No sooner had we got settled into our vantage point than the show began. Slow at first, but then more and more, minute after minute, myriads of bottle rockets and Roman candles began to detonate all around us and up and down the river for over a mile, wave after colorful wave of fiery sprays in the chilly and wet night sky, a constant barrage of fireworks, made doubly stunning not only by their Rhine reflection dancing on the water's surface but also by the iridescent skyline framing them, and persisting with increasing dazzling fervor for well over an hour, until the final climax minutes before midnight generated yet a new level of ferociously streaming color and fire that culminated in a magnificent pyrotechnic piece de resistance just as the clock struck midnight and St. Leonard's bells pealed for a full half hour.

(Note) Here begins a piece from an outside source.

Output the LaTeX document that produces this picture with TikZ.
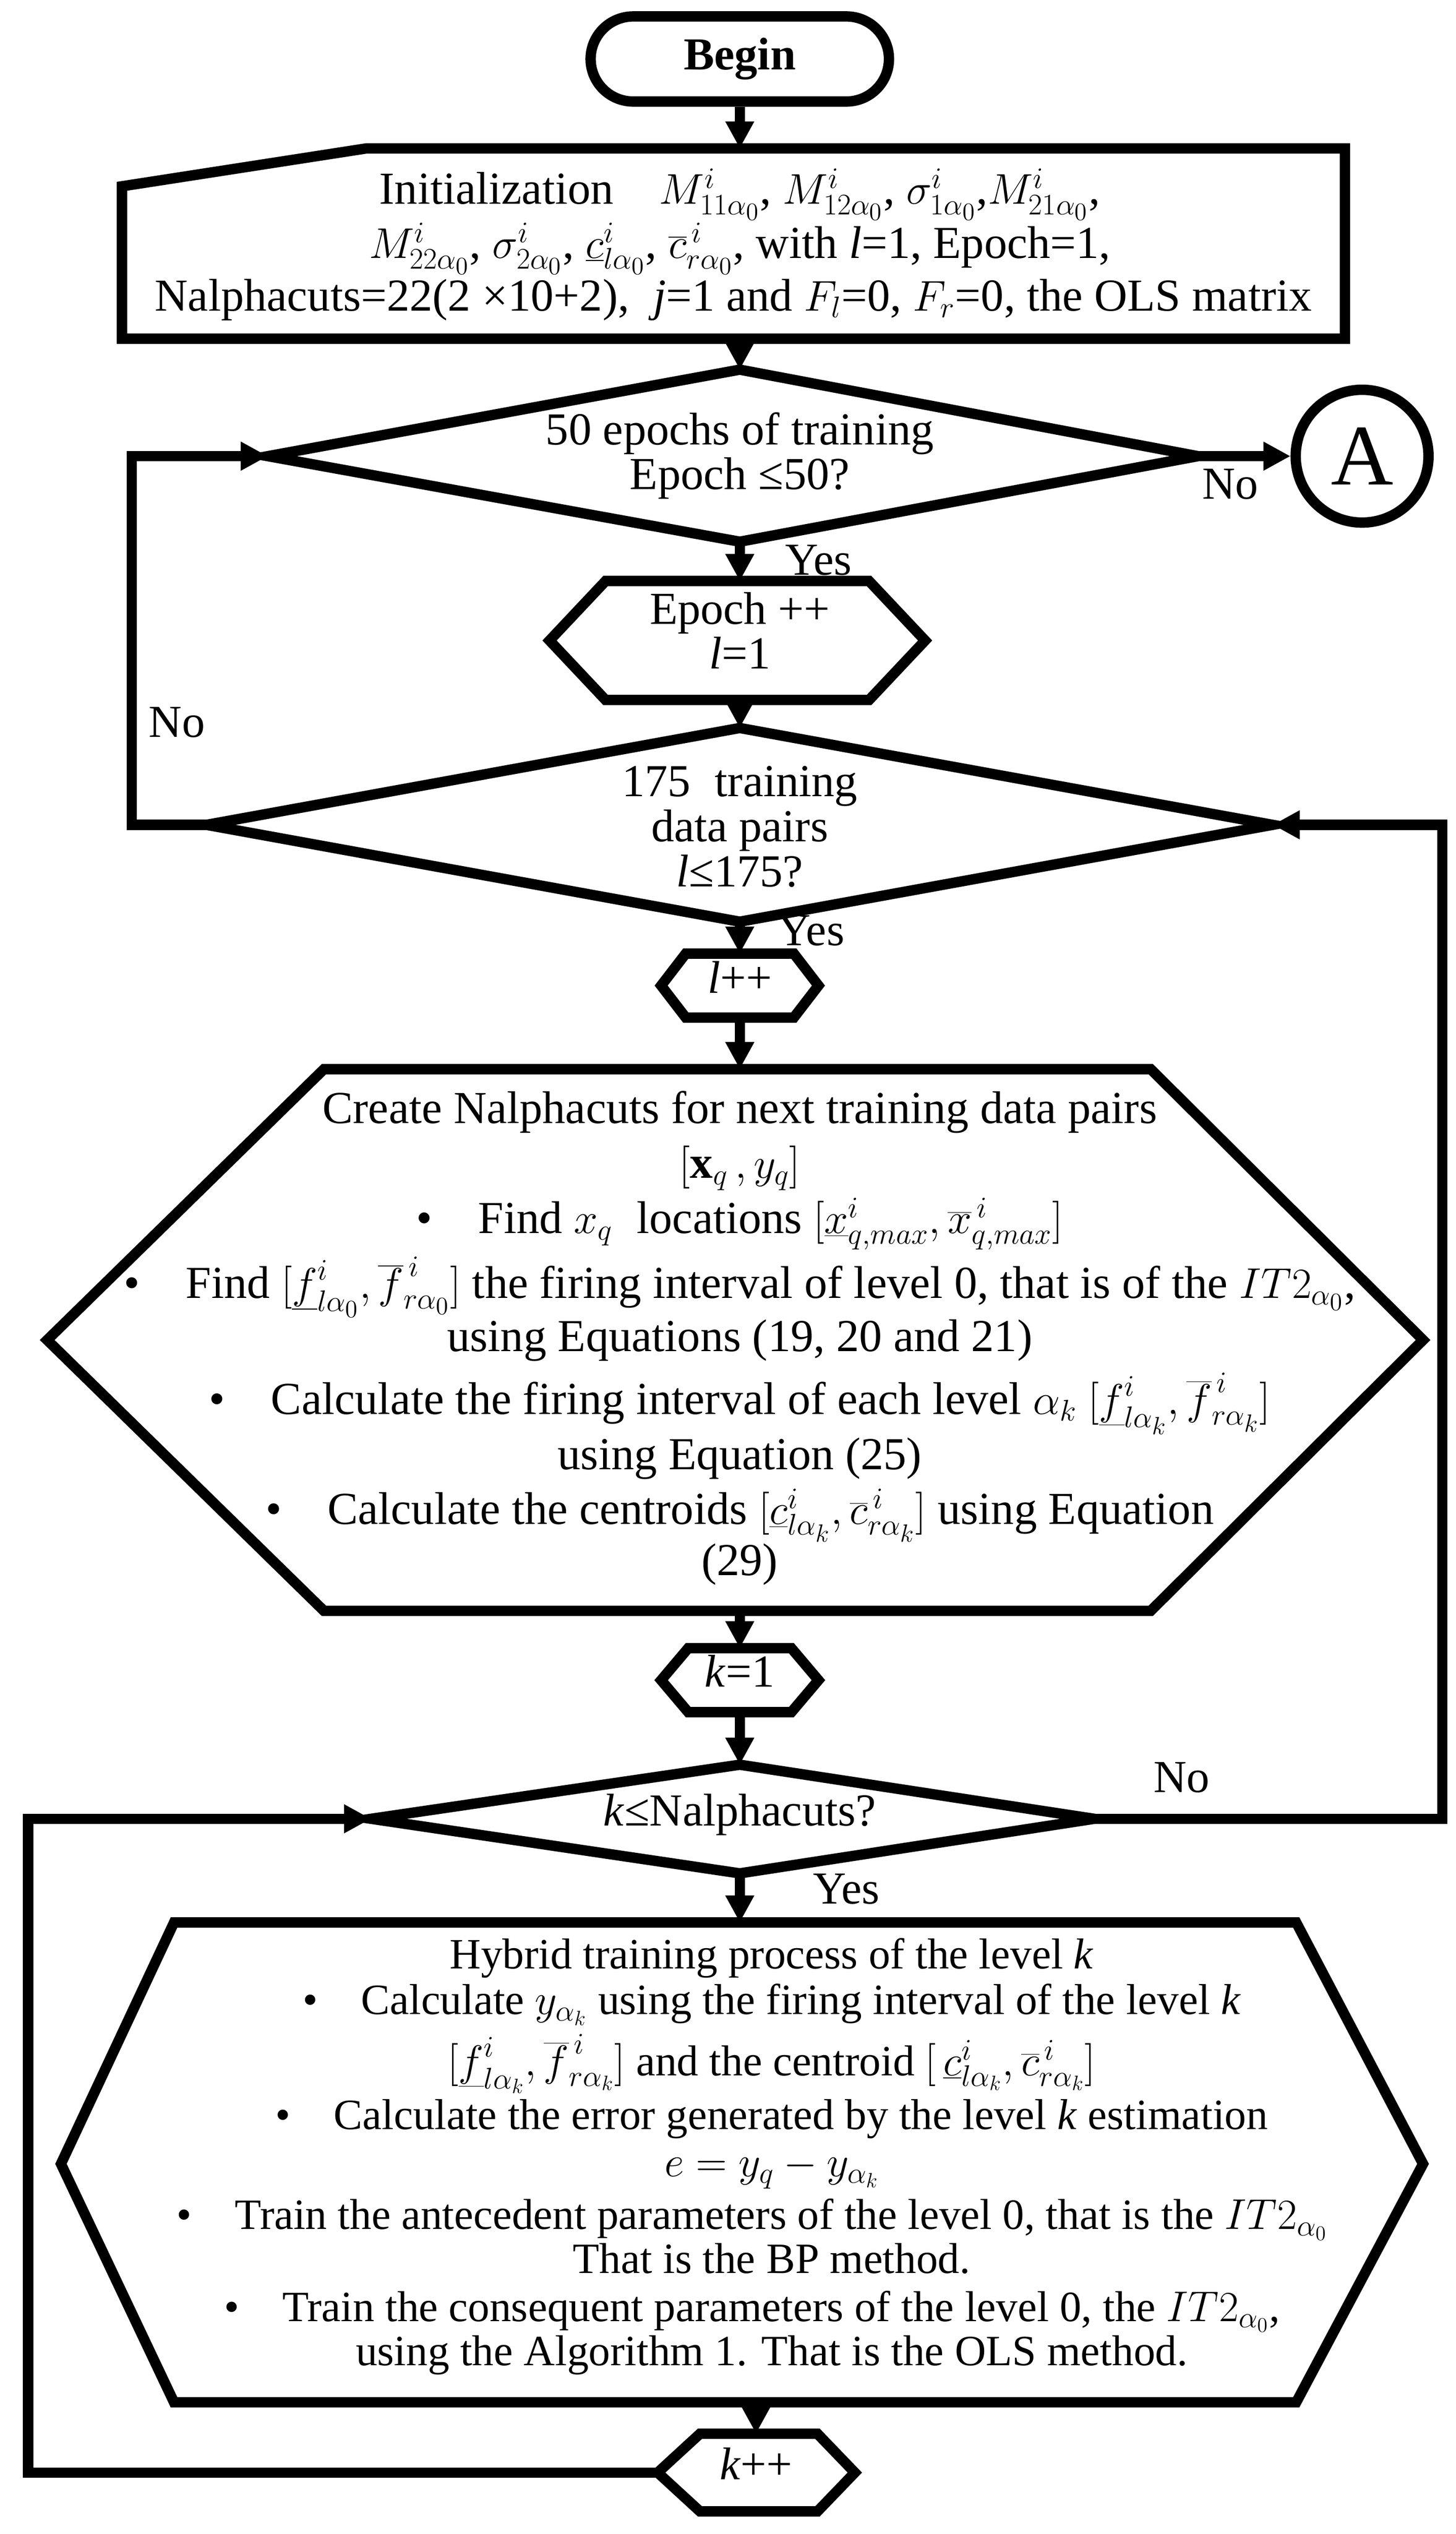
\documentclass[tikz,border=0pt]{standalone}
\usepackage{fontspec}
\setmainfont{Liberation Serif}
\usetikzlibrary{arrows.meta,shapes.misc}
\begin{document}
\begin{tikzpicture}[x=0.01cm,y=-0.01cm,
  shp/.style={line width=6pt,line join=miter},
  arr/.style={line width=6pt,-{Triangle[length=0.55cm,width=0.55cm]}},
  ln/.style={line width=6pt},
  txt/.style={font=\fontsize{26.5}{30}\selectfont,inner sep=0pt,anchor=base},
  stxt/.style={font=\fontsize{25}{28}\selectfont,inner sep=0pt,anchor=base},
  lbl/.style={font=\fontsize{26.5}{30}\selectfont,inner sep=0pt}]
\useasboundingbox (0,0) rectangle (2962,5155);
% shapes
\node[draw,shp,rounded rectangle,minimum width=6.3cm,minimum height=1.73cm,font=\fontsize{26.5}{30}\selectfont\bfseries] (begin) at (1505,120) {Begin};
\draw[shp] (248,379) -- (745,302) -- (2736,302) -- (2736,689) -- (248,689) -- cycle;
\coordinate (initT) at (1505,302); \coordinate (initB) at (1505,689);
\draw[shp] (1505,752) coordinate (d1T) -- (2437,928) coordinate (d1R) -- (1505,1102) coordinate (d1B) -- (545,928) coordinate (d1L) -- cycle;
\node[draw,shp,circle,minimum size=2.7cm,font=\fontsize{50}{50}\selectfont] (A) at (2771,928) {A};
\draw[shp] (1118,1303) -- (1232,1182) coordinate (h1T) -- (1768,1182) -- (1882,1303) -- (1768,1424) -- (1232,1424) -- cycle;
\coordinate (h1t) at (1505,1182); \coordinate (h1b) at (1505,1424);
\draw[shp] (1505,1481) coordinate (d2T) -- (2589,1678) coordinate (d2R) -- (1505,1875) coordinate (d2B) -- (420,1678) coordinate (d2L) -- cycle;
\draw[shp] (1345,2005) -- (1395,1940) -- (1615,1940) -- (1665,2005) -- (1615,2070) -- (1395,2070) -- cycle;
\coordinate (lpT) at (1505,1940); \coordinate (lpB) at (1505,2070);
\draw[shp] (96,2726) -- (659,2175) -- (2341,2175) -- (2895,2726) -- (2341,3277) -- (659,3277) -- cycle;
\coordinate (bh1T) at (1505,2175); \coordinate (bh1B) at (1505,3277);
\draw[shp] (1345,3418) -- (1400,3353) -- (1610,3353) -- (1665,3418) -- (1610,3483) -- (1400,3483) -- cycle;
\coordinate (k1T) at (1505,3353); \coordinate (k1B) at (1505,3483);
\draw[shp] (1505,3590) coordinate (d3T) -- (2226,3700) coordinate (d3R) -- (1505,3811) coordinate (d3B) -- (755,3700) coordinate (d3L) -- cycle;
\draw[shp] (124,4402) -- (354,3911) -- (2637,3911) -- (2895,4402) -- (2637,4887) -- (354,4887) -- cycle;
\coordinate (bh2T) at (1505,3911); \coordinate (bh2B) at (1538,4887);
\draw[shp] (1338,5030) coordinate (kpL) -- (1424,4951) -- (1663,4951) -- (1739,5030) -- (1663,5109) -- (1424,5109) -- cycle;
\coordinate (kpT) at (1538,4951);
% connectors
\draw[arr] (begin.south) -- (initT);
\draw[arr] (initB) -- (d1T);
\draw[arr] (d1R) -- (A.west);
\draw[arr] (d1B) -- (h1t);
\draw[arr] (h1b) -- (d2T);
\draw[arr] (d2L) -- (268,1678) -- (268,928) -- (d1L);
\draw[arr] (d2B) -- (lpT);
\draw[arr] (lpB) -- (bh1T);
\draw[arr] (bh1B) -- (k1T);
\draw[arr] (k1B) -- (d3T);
\draw[arr] (d3R) -- (2934,3700) -- (2934,1678) -- (d2R);
\draw[arr] (d3B) -- (bh2T);
\draw[arr] (bh2B) -- (kpT);
\draw[arr] (kpL) -- (57,5030) -- (57,3700) -- (d3L);
% labels
\node[lbl] (no1) at (2503,985) {No};
\node[lbl] (yes1) at (1665,1140) {Yes};
\node[lbl] (no2) at (360,1470) {No};
\node[lbl] (yes2) at (1650,1893) {Yes};
\node[lbl] (no3) at (2404,3616) {No};
\node[lbl] (yes3) at (1722,3843) {Yes};
% texts
\node[txt] (i1) at (1505,415) {Initialization\quad $M^i_{11\alpha_0}$, $M^i_{12\alpha_0}$, $\sigma^i_{1\alpha_0}$,$M^i_{21\alpha_0}$,};
\node[txt] (i2) at (1505,525) {$M^i_{22\alpha_0}$, $\sigma^i_{2\alpha_0}$, $\underline{c}^i_{l\alpha_0}$, $\overline{c}^{\,i}_{r\alpha_0}$, with \textit{l}=1, Epoch=1,};
\node[txt] (i3) at (1492,633) {Nalphacuts=22(2 ×10+2),\; \textit{j}=1 and $F_l$=0, $F_r$=0, the OLS matrix};
\node[txt] (d1a) at (1505,905) {50 epochs of training};
\node[txt] (d1b) at (1505,995) {Epoch ≤50?};
\node[txt] (h1a) at (1505,1270) {Epoch ++};
\node[txt] (h1b2) at (1505,1360) {\textit{l}=1};
\node[txt] (d2a) at (1505,1620) {175\; training};
\node[txt] (d2b) at (1505,1712) {data pairs};
\node[txt] (d2c) at (1505,1804) {\textit{l}≤175?};
\node[txt] (lpp) at (1505,2020) {\textit{l}++};
\node[txt] (b1) at (1505,2285) {Create Nalphacuts for next training data pairs};
\node[txt] (b2) at (1505,2397) {$\left[\mathbf{x}_q\,, y_q\right]$};
\node[txt] (b3) at (1505,2509) {•\quad Find $x_q$\; locations $[\underline{x}^i_{q,max}, \overline{x}^{\,i}_{q,max}]$};
\node[txt] (b4) at (1505,2641) {•\quad Find $[\underline{f}^i_{l\alpha_0}, \overline{f}^{\,i}_{r\alpha_0}]$ the firing interval of level 0, that is of the $IT2_{\alpha_0}$,};
\node[txt] (b5) at (1505,2749) {using Equations (19, 20 and 21)};
\node[txt] (b6) at (1505,2877) {•\quad Calculate the firing interval of each level $\alpha_k$ $[\underline{f}^i_{l\alpha_k}, \overline{f}^{\,i}_{r\alpha_k}]$};
\node[txt] (b7) at (1505,2989) {using Equation (25)};
\node[txt] (b8) at (1505,3101) {•\quad Calculate the centroids $[\underline{c}^i_{l\alpha_k}, \overline{c}^{\,i}_{r\alpha_k}]$ using Equation};
\node[txt] (b9) at (1505,3205) {(29)};
\node[txt] (k1t) at (1505,3432) {\textit{k}=1};
\node[txt] (d3a) at (1505,3714) {\textit{k}≤Nalphacuts?};
\node[stxt] (c1) at (1570,4005) {Hybrid training process of the level \textit{k}};
\node[stxt] (c2) at (1570,4098) {•\quad Calculate $y_{\alpha_k}$ using the firing interval of the level \textit{k}};
\node[stxt] (c3) at (1570,4222) {$[\underline{f}^i_{l\alpha_k}, \overline{f}^{\,i}_{r\alpha_k}]$ and the centroid $[\,\underline{c}^i_{l\alpha_k}, \overline{c}^{\,i}_{r\alpha_k}]$};
\node[stxt] (c4) at (1570,4332) {•\quad Calculate the error generated by the level \textit{k} estimation};
\node[stxt] (c5) at (1570,4428) {$e = y_q - y_{\alpha_k}$};
\node[stxt] (c6) at (1530,4535) {•\quad Train the antecedent parameters of the level 0, that is the $IT2_{\alpha_0}$};
\node[stxt] (c7) at (1570,4625) {That is the BP method.};
\node[stxt] (c8) at (1530,4722) {•\quad Train the consequent parameters of the level 0, the $IT2_{\alpha_0}$,};
\node[stxt] (c9) at (1570,4812) {using the Algorithm 1. That is the OLS method.};
\node[txt] (kpp) at (1538,5044) {\textit{k}++};
\end{tikzpicture}
\end{document}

It was a happy apocalypse, surreal with the smoke and sulfur hanging over the river. Blessedly, we watched from the elevated sidewalk on the bank. The randomness of it all added to the adventure. Scared us at first (well, Jana and me, but not Cliff), but we soon got swept into the delight and magic of it all. The entire thing was splendid, glorious, with the impressive Frankfurt skyline as the backdrop. Shortly after midnight, it began to rain, which only seemed to lubricate the entire affair into a more adamant revelry. As we were climbing in a cab around 1:00 a.m., I turned to see a young policeman chugging down a beer... which bizarre sight I took as a sign that the party was over for us, and that if we wanted to live the 2007 whose advent we had just celebrated, we had better get to the safety and sleep of our hotel.

I got to see the July 4 fireworks on the Mall in Washington D.C. in 1977, but last night was even more amazing. People were mostly well-behaved, a miracle in itself. Everyone's personal participation in it heightened the sensation of the event, like some kind of ancient communal festival that bound all these complete strangers together. Lots of dancing, singing, hugging-- my kind of party.